__What this task involves__
Omit pictures and quote the listing below line by line, from its start through the line that holds "import pandas as pd".
-- start Data shown --
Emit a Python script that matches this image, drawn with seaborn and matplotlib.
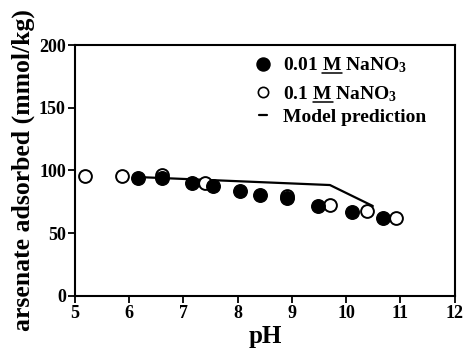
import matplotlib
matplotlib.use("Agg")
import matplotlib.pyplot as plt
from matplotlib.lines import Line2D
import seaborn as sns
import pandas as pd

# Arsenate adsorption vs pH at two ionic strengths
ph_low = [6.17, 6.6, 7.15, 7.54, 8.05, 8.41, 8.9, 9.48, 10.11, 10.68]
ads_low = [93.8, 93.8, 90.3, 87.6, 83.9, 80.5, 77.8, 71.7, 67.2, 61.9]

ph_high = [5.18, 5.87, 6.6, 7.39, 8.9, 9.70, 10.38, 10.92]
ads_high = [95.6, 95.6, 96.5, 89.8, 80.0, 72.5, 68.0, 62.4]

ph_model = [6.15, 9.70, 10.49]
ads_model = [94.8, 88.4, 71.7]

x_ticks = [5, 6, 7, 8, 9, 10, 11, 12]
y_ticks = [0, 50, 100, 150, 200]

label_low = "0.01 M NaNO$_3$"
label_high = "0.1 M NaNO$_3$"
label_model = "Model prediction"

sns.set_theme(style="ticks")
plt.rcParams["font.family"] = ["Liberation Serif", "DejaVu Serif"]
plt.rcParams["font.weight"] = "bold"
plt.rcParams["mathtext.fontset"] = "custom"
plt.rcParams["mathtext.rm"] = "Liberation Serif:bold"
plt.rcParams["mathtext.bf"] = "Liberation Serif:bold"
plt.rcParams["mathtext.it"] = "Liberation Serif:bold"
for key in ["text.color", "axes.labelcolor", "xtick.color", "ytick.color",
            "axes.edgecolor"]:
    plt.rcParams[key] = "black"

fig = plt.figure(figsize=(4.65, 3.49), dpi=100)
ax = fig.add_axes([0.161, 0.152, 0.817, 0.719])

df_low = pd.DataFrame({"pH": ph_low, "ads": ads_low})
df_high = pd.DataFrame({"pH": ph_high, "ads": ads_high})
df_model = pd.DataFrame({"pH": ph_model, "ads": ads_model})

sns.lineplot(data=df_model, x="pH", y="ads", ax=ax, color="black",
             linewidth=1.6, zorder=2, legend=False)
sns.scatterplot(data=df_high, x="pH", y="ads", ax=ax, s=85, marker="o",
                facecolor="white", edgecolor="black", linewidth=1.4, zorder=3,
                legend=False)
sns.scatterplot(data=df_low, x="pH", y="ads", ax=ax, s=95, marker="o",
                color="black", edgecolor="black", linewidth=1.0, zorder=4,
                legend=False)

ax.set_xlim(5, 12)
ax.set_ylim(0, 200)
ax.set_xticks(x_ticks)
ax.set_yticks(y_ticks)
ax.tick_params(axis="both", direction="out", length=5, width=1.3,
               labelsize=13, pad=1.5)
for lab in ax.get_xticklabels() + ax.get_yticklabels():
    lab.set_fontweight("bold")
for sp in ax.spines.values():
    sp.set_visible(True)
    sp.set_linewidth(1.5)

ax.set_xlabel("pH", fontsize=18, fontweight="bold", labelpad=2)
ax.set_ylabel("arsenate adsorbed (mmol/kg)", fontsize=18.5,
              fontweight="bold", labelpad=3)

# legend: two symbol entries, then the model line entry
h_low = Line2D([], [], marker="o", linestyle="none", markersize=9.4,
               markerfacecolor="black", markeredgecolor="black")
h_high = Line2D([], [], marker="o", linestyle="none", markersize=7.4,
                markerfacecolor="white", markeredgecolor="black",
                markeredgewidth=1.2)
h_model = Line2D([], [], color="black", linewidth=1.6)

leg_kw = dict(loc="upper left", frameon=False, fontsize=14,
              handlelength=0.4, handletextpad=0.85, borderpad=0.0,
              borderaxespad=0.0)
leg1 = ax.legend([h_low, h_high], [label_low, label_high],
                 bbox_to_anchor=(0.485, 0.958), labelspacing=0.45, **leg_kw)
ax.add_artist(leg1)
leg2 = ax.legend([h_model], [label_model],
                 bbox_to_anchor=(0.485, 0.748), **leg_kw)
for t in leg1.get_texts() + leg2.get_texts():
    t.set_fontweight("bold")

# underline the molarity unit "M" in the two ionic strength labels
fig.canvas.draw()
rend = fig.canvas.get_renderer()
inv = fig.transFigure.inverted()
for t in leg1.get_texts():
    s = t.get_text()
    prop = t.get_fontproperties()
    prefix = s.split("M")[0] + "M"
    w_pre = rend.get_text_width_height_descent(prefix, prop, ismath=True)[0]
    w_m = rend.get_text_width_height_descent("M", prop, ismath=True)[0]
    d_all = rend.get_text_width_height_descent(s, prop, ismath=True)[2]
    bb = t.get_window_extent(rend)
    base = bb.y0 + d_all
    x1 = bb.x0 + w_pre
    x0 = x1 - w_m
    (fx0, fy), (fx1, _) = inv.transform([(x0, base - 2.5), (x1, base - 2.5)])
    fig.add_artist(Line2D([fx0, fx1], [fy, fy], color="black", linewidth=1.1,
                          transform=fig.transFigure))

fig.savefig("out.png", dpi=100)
-- end Data shown --
__Complete output__
Emit a Python script that matches this image, drawn with seaborn and matplotlib.
import matplotlib
matplotlib.use("Agg")
import matplotlib.pyplot as plt
from matplotlib.lines import Line2D
import seaborn as sns
import pandas as pd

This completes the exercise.